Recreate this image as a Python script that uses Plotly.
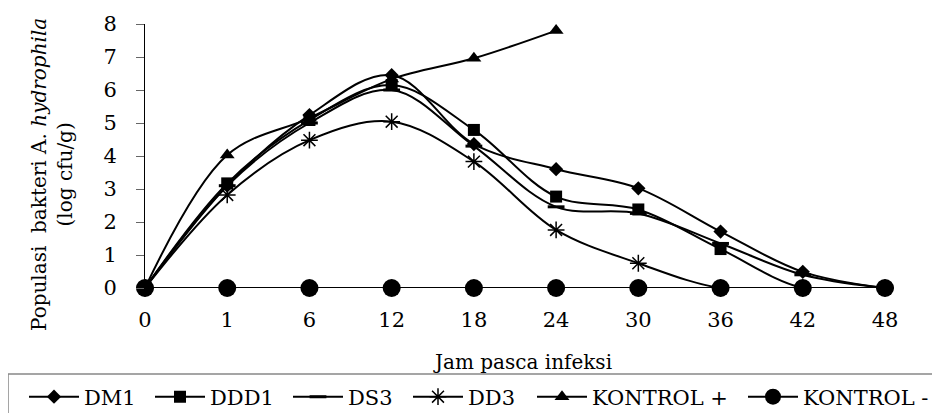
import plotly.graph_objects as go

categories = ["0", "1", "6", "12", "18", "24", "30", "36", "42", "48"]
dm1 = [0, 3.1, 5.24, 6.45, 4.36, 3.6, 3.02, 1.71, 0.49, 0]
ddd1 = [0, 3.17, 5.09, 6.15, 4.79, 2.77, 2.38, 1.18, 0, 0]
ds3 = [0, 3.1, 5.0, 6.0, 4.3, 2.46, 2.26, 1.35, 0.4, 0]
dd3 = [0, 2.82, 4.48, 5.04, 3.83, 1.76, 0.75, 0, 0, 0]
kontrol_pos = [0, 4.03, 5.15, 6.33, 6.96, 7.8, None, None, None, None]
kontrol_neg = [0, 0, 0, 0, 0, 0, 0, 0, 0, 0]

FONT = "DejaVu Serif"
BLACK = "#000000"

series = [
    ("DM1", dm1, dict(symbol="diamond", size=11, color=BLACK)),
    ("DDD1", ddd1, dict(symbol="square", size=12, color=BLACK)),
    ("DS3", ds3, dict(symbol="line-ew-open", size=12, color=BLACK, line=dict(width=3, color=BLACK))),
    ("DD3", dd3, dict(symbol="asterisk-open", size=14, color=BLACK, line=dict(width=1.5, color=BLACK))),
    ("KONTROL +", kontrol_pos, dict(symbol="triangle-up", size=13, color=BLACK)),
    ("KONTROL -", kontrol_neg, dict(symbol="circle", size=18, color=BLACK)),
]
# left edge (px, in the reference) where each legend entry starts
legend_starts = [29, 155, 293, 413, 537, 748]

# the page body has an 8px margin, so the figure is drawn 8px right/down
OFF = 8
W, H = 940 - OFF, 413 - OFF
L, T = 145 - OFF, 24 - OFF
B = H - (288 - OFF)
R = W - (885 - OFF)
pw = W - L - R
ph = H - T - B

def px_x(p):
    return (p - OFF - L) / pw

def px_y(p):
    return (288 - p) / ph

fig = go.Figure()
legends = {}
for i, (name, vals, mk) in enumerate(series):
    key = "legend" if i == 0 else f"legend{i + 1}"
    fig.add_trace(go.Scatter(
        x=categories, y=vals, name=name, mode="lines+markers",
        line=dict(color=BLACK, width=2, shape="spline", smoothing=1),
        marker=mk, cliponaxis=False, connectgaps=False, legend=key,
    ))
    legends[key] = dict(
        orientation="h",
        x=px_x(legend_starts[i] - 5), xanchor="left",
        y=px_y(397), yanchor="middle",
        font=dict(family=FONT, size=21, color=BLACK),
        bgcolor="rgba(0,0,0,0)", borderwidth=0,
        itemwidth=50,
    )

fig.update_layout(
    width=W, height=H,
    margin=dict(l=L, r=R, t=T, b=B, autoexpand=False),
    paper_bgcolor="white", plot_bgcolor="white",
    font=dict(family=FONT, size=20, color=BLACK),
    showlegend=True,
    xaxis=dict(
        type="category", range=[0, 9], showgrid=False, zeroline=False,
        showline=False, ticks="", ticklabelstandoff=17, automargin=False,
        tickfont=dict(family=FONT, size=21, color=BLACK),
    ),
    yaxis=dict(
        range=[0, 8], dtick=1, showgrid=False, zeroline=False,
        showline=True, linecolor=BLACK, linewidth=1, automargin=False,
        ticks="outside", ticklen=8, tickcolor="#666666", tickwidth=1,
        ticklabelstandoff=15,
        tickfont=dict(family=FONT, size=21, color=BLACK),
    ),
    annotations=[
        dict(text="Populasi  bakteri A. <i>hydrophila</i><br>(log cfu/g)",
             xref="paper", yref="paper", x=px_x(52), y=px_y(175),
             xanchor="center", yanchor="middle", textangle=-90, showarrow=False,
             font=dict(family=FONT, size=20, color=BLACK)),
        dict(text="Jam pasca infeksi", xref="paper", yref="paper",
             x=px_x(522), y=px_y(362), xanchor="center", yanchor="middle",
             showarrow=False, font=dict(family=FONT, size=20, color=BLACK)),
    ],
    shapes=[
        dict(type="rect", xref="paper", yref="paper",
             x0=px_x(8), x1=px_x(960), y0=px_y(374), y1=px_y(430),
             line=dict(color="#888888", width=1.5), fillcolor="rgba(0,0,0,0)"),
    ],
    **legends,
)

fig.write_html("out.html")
--
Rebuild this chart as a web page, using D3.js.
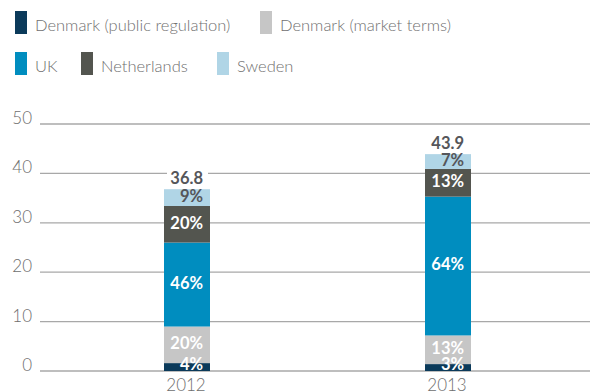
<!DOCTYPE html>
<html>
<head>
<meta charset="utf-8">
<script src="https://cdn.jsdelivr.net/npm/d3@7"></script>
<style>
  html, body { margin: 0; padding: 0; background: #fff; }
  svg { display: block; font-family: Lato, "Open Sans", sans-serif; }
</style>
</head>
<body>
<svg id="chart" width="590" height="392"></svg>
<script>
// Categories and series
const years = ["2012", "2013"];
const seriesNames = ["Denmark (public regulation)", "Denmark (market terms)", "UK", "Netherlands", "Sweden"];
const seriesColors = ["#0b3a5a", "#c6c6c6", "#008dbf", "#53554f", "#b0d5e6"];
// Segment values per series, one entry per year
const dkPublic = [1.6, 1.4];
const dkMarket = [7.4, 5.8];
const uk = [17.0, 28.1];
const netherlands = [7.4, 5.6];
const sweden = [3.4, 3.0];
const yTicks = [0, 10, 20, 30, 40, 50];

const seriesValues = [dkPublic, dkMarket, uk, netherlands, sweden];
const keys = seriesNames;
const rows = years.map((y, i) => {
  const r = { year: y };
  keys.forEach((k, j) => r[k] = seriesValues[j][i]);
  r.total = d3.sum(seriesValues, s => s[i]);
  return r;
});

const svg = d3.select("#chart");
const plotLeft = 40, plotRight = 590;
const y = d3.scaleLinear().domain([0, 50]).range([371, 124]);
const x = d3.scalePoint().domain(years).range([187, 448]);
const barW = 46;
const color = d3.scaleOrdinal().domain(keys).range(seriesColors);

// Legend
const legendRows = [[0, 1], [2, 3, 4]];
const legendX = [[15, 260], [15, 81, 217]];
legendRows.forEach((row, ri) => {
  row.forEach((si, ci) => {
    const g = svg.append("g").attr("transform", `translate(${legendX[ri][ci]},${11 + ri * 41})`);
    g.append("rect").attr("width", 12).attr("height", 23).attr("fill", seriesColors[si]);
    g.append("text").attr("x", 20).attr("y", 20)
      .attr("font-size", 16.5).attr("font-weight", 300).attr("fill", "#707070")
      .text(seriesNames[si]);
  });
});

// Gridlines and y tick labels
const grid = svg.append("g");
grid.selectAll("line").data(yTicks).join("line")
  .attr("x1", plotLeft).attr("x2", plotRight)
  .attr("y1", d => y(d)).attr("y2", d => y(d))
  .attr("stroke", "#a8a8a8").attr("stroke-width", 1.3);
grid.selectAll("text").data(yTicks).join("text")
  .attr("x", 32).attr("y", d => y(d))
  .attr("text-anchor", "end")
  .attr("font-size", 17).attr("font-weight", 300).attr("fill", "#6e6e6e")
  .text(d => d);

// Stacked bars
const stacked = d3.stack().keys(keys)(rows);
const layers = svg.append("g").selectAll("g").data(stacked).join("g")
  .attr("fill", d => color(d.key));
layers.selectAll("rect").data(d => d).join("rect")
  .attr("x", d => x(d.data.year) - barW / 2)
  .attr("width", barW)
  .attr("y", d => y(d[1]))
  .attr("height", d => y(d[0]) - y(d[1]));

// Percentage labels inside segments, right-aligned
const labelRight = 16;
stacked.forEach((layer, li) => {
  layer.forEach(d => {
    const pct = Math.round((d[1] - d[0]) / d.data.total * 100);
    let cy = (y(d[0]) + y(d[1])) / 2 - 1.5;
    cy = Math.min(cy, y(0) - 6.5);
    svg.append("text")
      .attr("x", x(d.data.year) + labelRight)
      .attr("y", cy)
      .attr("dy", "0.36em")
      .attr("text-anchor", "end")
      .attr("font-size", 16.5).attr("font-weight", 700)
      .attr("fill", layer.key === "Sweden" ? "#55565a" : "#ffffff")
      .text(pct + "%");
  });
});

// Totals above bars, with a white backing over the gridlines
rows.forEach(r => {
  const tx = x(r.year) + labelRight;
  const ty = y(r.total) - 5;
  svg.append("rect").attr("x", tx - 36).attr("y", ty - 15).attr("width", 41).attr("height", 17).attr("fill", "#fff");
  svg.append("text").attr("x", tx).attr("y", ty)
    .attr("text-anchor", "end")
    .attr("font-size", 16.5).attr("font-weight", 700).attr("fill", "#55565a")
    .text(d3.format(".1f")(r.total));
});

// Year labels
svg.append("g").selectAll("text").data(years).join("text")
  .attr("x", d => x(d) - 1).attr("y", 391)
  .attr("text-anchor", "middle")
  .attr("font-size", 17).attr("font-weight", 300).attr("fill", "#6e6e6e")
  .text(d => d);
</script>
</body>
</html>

• SHORT PROBLEM
Write out word for word the lines above that run from the one with "Recreate this image" to the one with "return (288 - p) / ph". Include both end lines; exclude the images.

• RESPONSE TO THIS TASK
Recreate this image as a Python script that uses Plotly.
import plotly.graph_objects as go

categories = ["0", "1", "6", "12", "18", "24", "30", "36", "42", "48"]
dm1 = [0, 3.1, 5.24, 6.45, 4.36, 3.6, 3.02, 1.71, 0.49, 0]
ddd1 = [0, 3.17, 5.09, 6.15, 4.79, 2.77, 2.38, 1.18, 0, 0]
ds3 = [0, 3.1, 5.0, 6.0, 4.3, 2.46, 2.26, 1.35, 0.4, 0]
dd3 = [0, 2.82, 4.48, 5.04, 3.83, 1.76, 0.75, 0, 0, 0]
kontrol_pos = [0, 4.03, 5.15, 6.33, 6.96, 7.8, None, None, None, None]
kontrol_neg = [0, 0, 0, 0, 0, 0, 0, 0, 0, 0]

FONT = "DejaVu Serif"
BLACK = "#000000"

series = [
    ("DM1", dm1, dict(symbol="diamond", size=11, color=BLACK)),
    ("DDD1", ddd1, dict(symbol="square", size=12, color=BLACK)),
    ("DS3", ds3, dict(symbol="line-ew-open", size=12, color=BLACK, line=dict(width=3, color=BLACK))),
    ("DD3", dd3, dict(symbol="asterisk-open", size=14, color=BLACK, line=dict(width=1.5, color=BLACK))),
    ("KONTROL +", kontrol_pos, dict(symbol="triangle-up", size=13, color=BLACK)),
    ("KONTROL -", kontrol_neg, dict(symbol="circle", size=18, color=BLACK)),
]
# left edge (px, in the reference) where each legend entry starts
legend_starts = [29, 155, 293, 413, 537, 748]

# the page body has an 8px margin, so the figure is drawn 8px right/down
OFF = 8
W, H = 940 - OFF, 413 - OFF
L, T = 145 - OFF, 24 - OFF
B = H - (288 - OFF)
R = W - (885 - OFF)
pw = W - L - R
ph = H - T - B

def px_x(p):
    return (p - OFF - L) / pw

def px_y(p):
    return (288 - p) / ph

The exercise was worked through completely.